§ DATA EXCERPTS:
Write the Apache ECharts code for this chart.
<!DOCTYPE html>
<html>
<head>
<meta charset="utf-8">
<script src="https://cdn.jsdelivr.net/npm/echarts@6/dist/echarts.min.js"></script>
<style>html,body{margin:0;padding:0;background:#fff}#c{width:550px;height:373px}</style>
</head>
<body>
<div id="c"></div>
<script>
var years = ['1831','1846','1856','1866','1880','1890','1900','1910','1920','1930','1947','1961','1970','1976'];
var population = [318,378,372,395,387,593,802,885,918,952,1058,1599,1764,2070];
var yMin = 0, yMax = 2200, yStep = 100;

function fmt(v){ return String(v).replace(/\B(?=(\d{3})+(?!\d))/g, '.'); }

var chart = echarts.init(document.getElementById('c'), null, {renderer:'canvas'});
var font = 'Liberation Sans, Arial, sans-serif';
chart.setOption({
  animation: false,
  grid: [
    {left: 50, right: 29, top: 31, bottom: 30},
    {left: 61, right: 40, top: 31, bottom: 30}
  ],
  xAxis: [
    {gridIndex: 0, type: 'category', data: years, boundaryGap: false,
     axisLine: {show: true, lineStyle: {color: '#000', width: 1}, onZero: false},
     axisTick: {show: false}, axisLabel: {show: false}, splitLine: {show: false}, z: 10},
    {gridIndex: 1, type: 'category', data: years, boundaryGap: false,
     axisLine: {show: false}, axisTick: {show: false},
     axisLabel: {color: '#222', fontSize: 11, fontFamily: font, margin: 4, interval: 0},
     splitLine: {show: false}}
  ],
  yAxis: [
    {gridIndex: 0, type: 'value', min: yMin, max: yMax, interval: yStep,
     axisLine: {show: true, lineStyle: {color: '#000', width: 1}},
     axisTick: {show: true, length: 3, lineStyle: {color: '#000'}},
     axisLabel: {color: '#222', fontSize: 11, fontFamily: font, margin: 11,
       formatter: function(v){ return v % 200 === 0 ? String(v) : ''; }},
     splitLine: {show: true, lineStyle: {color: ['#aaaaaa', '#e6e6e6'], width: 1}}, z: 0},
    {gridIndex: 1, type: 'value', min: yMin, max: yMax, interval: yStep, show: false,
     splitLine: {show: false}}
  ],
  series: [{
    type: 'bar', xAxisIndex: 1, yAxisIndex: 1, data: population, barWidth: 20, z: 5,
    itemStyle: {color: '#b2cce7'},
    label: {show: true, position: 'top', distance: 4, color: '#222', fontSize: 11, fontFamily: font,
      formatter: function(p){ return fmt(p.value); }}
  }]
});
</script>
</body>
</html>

--

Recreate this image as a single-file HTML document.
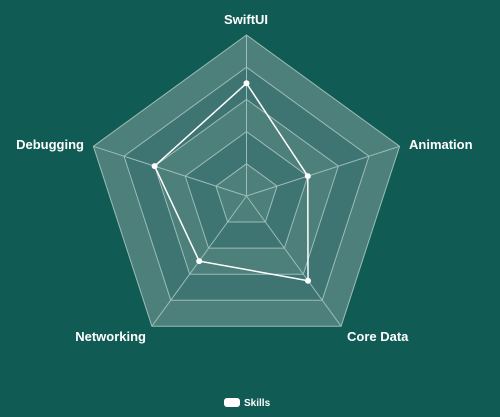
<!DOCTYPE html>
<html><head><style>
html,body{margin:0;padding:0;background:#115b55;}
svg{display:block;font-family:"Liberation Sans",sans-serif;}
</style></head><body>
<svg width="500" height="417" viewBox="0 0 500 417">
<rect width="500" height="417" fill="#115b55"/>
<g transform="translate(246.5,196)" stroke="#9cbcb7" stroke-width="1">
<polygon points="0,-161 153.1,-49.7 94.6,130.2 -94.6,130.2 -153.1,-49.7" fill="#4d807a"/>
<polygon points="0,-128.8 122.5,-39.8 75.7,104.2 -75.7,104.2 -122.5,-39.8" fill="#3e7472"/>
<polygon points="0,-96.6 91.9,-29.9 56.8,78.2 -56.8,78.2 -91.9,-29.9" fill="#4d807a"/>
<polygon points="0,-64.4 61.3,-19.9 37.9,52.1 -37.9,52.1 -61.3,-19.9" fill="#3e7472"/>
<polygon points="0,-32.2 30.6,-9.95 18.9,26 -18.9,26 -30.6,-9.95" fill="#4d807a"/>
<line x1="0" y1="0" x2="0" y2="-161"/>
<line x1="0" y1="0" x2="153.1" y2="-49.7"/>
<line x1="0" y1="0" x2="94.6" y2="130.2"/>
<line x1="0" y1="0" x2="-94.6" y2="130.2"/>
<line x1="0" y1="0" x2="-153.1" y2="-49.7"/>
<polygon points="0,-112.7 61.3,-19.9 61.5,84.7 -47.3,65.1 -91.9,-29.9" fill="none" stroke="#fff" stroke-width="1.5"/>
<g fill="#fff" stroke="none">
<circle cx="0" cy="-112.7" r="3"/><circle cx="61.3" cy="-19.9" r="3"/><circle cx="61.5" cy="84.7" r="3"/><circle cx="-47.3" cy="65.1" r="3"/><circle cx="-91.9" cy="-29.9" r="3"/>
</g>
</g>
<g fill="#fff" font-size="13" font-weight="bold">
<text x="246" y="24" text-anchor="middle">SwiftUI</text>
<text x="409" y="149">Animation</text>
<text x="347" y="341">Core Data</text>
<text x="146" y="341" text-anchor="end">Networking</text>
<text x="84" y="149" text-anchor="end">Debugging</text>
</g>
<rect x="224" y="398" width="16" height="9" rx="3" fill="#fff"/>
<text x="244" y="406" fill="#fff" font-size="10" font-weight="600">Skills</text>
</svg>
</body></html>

§ EXERCISE REQUIREMENTS: Look for lines containing the string "this" and copy them all.

§ WRITTEN RESPONSE:
Write the Apache ECharts code for this chart.
Recreate this image as a single-file HTML document.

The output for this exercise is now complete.